Ed ecco il suo dipinto “Nostalgia d’oriente” con l’aerea firma del Maestro apposta in modo del tutto insolito, forse nel sommesso presagio dell’Addio.
Infatti, dall’opera emerge un’emozione che percorre latitudini monocromatiche, sostenute da un intenso violetto mentre delinea l’atmosfera di una radura che vibra in orizzonti smisurati.
Cielo e terra si fondono in un’evocazione che sembra dissolversi nell’evanescenza.
Un lieve dripping, che cala dall’alto, conferisce al dipinto elementi d’irrealtà accentuandone lo struggimento.
I diversi tempi cronologici, per l’artista, non sono più distinti, ma si fondono e si condensano, a sintesi di una vita, in un’unica emozione, un’emozione misteriosa, presentimento d’Addio”.
Un soave canto cromatico
“L’opera può essere considerata rappresentativa, ma ne esistono numerose altre, della pittura dell’ultimo periodo quando la potenza figurativa si trasmuta in dolcissimo canto cromatico nella nostalgia della nostalgia– prosegue Quaresmini.
Infatti, la forma si dissolve e sulla tela, nella soavità dell’evocazione, danzano i ricordi e i ricordi dei ricordi, vissuti e rivissuti, che si allontanano sempre più dalla concretezza e da una mera precisione descrittiva per assurgere ad un’astrazione di senso che tutto avvolge in arcana melodia.
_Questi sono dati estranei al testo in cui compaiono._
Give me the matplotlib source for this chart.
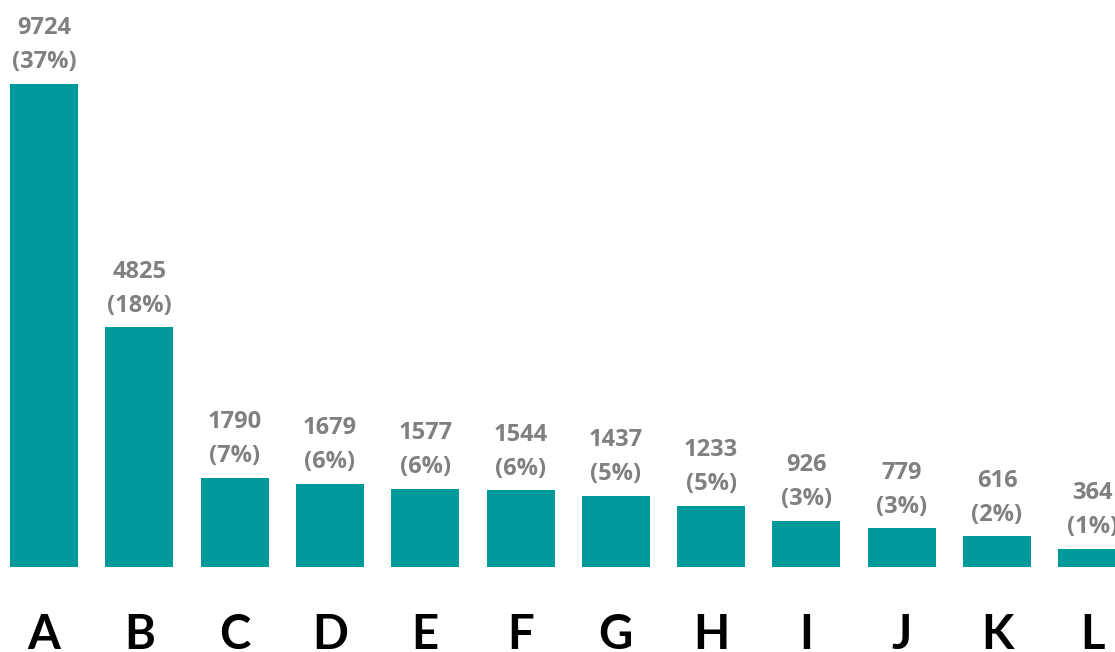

Così un’astrazione ne invoca un’altra.
Di rimando in rimando, entrambe – sia quella della memoria del proprio vissuto, nell’essenzialità dei nuclei dei significati, che quella della rappresentazione pittorica attraverso le cromie – vibrano attraverso la malia di una narratività che si rinnova continuamente. I ricordi trasmutano in colori che si liquefanno in una luce che tutto domina. L’emozione trasmigra nel paesaggio interiore che diviene stato d’animo, presentimento.
Sono fremiti di commozione che scaturiscono dal ricordo del deserto e della violenza dell’uomo sull’uomo.
Così la pittura di Oscar Di Prata, anche nell’ultimo scorcio dell’attività creativa, conserva l’impeto gestuale che, esprimendosi in armonioso ritmo compositivo, svela il persistere di un ricchissimo mondo interiore che il Maestro esplorava senza sosta: con autenticità, con sincerità, senza remore.
Ed ecco l’attenuarsi o il perdersi della forma nella delicatezza di un segno cromatico che diviene tensione e palpito, mentre emerge un impulso emotivo toccante e capace di tutto avvolgere, perchè l’uomo vive avvolto nell’immenso”.
Giovanni Quaresmini, Oscar Di Prata: L’Addio, La Compagnia della Stampa, Roccafranca, aprile 2011.